А воду тащили так: ведро впереди себя продвигали. Через все огороды вверх километра полтора. Тяжело очень и страшно. Другой раз воду и с пулями притаскивали.
Гости
Разведчики прибегали много раз – и немцы, и наши. Немцы прошмыгивали между нами с автоматами: «Рус-рус-рус!» И уходили. А наши спрашивали: «Были фашисты?» Мы им и рассказывали, що да как. А один раз двое здоровых немцев в чёрной форме забежали. И нашивки такие – СС. Один был в руку ранен. Второй ему рукав обрезал и руку перевязал. Ну, думаю, сейчас выйдут – гранату бросят – и всё. Не, не бросили.
Я недалеко от входа с детьми сидела. Нам в глубине уже места не осталось. Подушками обложилась, Ваню с Раей обняла, а сама лицо в подушку прятала. Шо убьют, не боялась, а вот если лицо изуродуется – боялась. Во дурочка, да?
Тут днём наши подошли к подвалу. Двое. У входа остановились. Люди стали им говорить, шо немцы близко, прямой наводкой сюда из Люботина бьют. Прячьтесь, чтобы уцелеть. А в это время как р юхнуло! Так один наш боец без головы в подвал и упал…
А тот ничего, целёхонек. Сбежал он к нему, взял из кармана документы, а нам сказал, чтобы мы ночью вынесли тело, и ушёл. Так до ночи наш обезглавленный солдатик на ступеньках и лежал недалеко от меня.
А ты спрашиваешь, чего я всю жизнь во сне кричу, да от резких звуков вздрагиваю. Такое, доченька, бесследно не проходит. Я бы и рада забыть, но ничего не получается. Всё помню до мелочей, словно вчера происходило. Не дай Бог ещё раз такое пережить! Лишь бы войны не было.
Буханка хлеба
Нас в подвале три семьи было. Да в яме с приставной лестницей ещё четыре. У тёти Марии и тёти Фени детей много! Они им решили лепёшек ночью испечь: дома-то разбитые кругом догорали. Замесили тесто – и на металлический лист. Вылезли из ямы, к огню подошли, печь стали лепешки. И только начали их переворачивать, тут их-то снарядом и накрыло. Тётя Феня без ступней, на одних культяшках в подвал спустилась. По приставной лестнице! Живот весь разворочен, руками кишки держит. «А Мария, – сказала, – только ножиком махнула». Два дня тётя Феня промучалась и умерла.
А «катюши» стреляли!!! Ой, не дай Бог! Сразу летит восемнадцать снарядов! Машина их выпустит – и в лес. Она никогда не стоит на месте.

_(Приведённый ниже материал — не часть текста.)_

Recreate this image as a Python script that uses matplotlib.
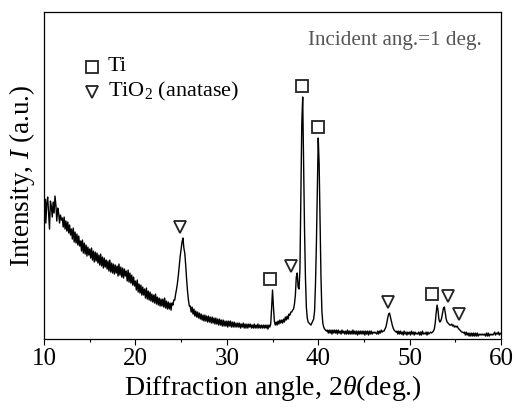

Не то шо ночью, а днём видно, как снаряды огнём летят! Огнём! А у немцев – «ванюша». Только двенадцать снарядов огня летит.
И вот однажды всё стихло. Перестали стрелять с двух сторон. Мы посидели в полной тишине час-другой. А потом и солнышко вышло. Звуков никаких. И вдруг слышим, а по дороге танки наши едут! И стали мы потихоньку из подвалов выползать. Мы все повылазили, повылазили – из этого подвала, и из того… Радость-то какая! Танки наши по дороге едут! И вдруг колонна прямо напротив нас останавливается. И из переднего танка офицер спускается и к нам идёт. А в руках у него – буханка хлеба. И он говорит нам:
– А мы думали, что здесь никого нет, а здесь люди! На нейтральной полосе!!!
Плакали все и радовались. Трогательно было. Очень трогательно. Эту буханку хлеба я на всю жизнь запомнила.
После освобождения
Семья барина и он сам тоже в подвале сидели. Он, пока полицаем был, никого не обижал. К нему относились по-хорошему. С Лидой, его племянницей, мы по воду ходили.
Она попросила меня сходить с ней на Водяное, где жила её бабушка. Мы пошли сразу же, как только бои закончились. Немцы далеко умчались! А по дороге колонны наших машин и танков едут, и едут, и едут. А мы по обочине идём. Так и дошли. Радостно было, словно уже война кончилась.
После войны Лида в Харькове мороженым торговала. Один раз виделись. А меня в ремесленное училище по повестке забрали. Нас вывозили разбирать кирпичи на том месте, где был ХЭМЗ – Харьковский электромеханический завод. До войны завод был, а потом пусто, пусто! Одни кирпичи. Ходили мы строем и пели «Вставай, страна огромная!» Ботинки на ногах верёвками привязаны, чтобы подмётки совсем не отвалились. А бабы вдоль улиц стоят и плачут…
Пасха
А один раз на Пасху в церковь ходили! Это, значится, так. Вера в нашем коридоре, Лузгарёва, в Пересячное замуж вышла. И она каже: «Там цэрква есть».